Garbage performance for getting n amount of last elements from fields

I am running Influx Cloud 2.0.

I have a measurement where each field is a sensor posting data at differing intervals. For each field I want to get n amount of latest records.

For one record the flux query is:

from(bucket: "<bucket>")
    |> range(start: 0, stop: v.timeRangeStop)
    |> filter(fn: (r) => r._measurement == "<measurement>")
    |> last()

This executes instantly
but doing the same replacing last() with tail(n: 1) or a |> sort(columns: ["_time"], desc: true) |> limit(n: 1)takes over 7 seconds.

In InfluxQL (via the influx v1 shell and a DBRP) I get the same 7s performance when using:

SELECT LAST(*) FROM ProcessTimesPV

I cannot narrow the time window down. I cannot aggregate the values or lower the volume of data. I thought this to be a rather simple use case for a modern TSDB.
I assume the data is sorted by time in memory so why is it so hard getting the top elements.

According to Optimize Flux queries | InfluxDB OSS v2 Documentation the sort descending and limit should be a pushdown but apparently it’s not.

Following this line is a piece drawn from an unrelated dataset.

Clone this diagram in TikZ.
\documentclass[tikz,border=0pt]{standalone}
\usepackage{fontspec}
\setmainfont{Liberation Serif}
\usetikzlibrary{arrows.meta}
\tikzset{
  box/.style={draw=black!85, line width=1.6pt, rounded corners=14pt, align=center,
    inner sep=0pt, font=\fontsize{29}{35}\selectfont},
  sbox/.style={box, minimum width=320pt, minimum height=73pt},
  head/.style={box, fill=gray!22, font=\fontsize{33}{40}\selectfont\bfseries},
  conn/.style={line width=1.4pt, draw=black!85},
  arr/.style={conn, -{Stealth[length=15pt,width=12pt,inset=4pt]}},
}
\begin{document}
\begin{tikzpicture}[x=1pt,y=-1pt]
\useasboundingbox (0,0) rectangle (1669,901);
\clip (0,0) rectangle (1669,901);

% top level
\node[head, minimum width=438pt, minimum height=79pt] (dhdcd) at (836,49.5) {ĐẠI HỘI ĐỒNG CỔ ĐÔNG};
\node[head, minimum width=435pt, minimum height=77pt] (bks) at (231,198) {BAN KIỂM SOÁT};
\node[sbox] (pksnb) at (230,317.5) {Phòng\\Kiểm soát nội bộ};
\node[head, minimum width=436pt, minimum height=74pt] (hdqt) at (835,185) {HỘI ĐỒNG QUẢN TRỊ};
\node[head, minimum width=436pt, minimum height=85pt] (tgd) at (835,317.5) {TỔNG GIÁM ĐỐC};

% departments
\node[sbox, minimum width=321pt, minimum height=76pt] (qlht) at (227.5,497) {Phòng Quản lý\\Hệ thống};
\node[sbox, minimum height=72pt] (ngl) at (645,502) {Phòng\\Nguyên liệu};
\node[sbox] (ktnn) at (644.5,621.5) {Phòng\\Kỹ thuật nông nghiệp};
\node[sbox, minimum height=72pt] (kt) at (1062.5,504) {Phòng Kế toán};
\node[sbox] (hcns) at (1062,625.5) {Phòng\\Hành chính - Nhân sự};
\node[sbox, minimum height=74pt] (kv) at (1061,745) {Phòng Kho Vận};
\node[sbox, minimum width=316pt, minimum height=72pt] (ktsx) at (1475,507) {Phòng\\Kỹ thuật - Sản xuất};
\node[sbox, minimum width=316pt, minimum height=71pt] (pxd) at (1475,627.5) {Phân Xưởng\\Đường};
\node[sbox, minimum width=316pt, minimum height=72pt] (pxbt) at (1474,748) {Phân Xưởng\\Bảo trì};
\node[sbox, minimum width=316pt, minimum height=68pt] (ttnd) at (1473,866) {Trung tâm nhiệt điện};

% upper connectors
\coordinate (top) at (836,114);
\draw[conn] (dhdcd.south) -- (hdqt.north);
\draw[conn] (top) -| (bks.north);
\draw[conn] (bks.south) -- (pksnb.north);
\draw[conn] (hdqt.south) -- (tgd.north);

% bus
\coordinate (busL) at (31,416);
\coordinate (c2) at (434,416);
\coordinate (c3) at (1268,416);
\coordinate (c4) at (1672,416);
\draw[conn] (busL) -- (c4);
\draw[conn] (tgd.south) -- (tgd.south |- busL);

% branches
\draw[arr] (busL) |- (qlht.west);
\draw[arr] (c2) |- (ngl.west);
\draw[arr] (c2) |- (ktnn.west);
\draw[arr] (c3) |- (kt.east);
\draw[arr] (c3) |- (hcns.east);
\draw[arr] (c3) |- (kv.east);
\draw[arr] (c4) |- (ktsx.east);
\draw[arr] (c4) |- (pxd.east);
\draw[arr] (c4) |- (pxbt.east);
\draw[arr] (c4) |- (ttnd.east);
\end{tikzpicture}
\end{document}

To further explain the goal is to convert this code to influx cloud V3 so the real solution should be in InfluxQL

Run EXPLAIN ANALYZE on the InfluxQL version, and get a sense of the amount of data it’s processing. You could post the output here so folks can take a look and perhaps make suggestions.

Querying for the last element in on one field gets me similarly poor performance:

select                                             ┃
┃      3┃    ├── execution_time: 16.439µs                       ┃
┃      4┃    ├── planning_time: 1.724303429s                    ┃
┃      5┃    ├── total_time: 1.724319868s                       ┃
┃      6┃    └── create_iterator                                ┃
┃      7┃        ├── labels                                     ┃
┃      8┃        │   └── measurement: ProcessTimesPV            ┃
┃      9┃        ├── cursors_ref: 1                             ┃
┃     10┃        ├── cursors_aux: 0                             ┃
┃     11┃        ├── cursors_cond: 0                            ┃
┃     12┃        └── planning_time: 51.216µs

Without the full EXPLAIN output, I can’t tell how much data you are processing. When you look at the EXPLAIN output, how many blocks are being decoded, for instance? What are the total bytes you are reading?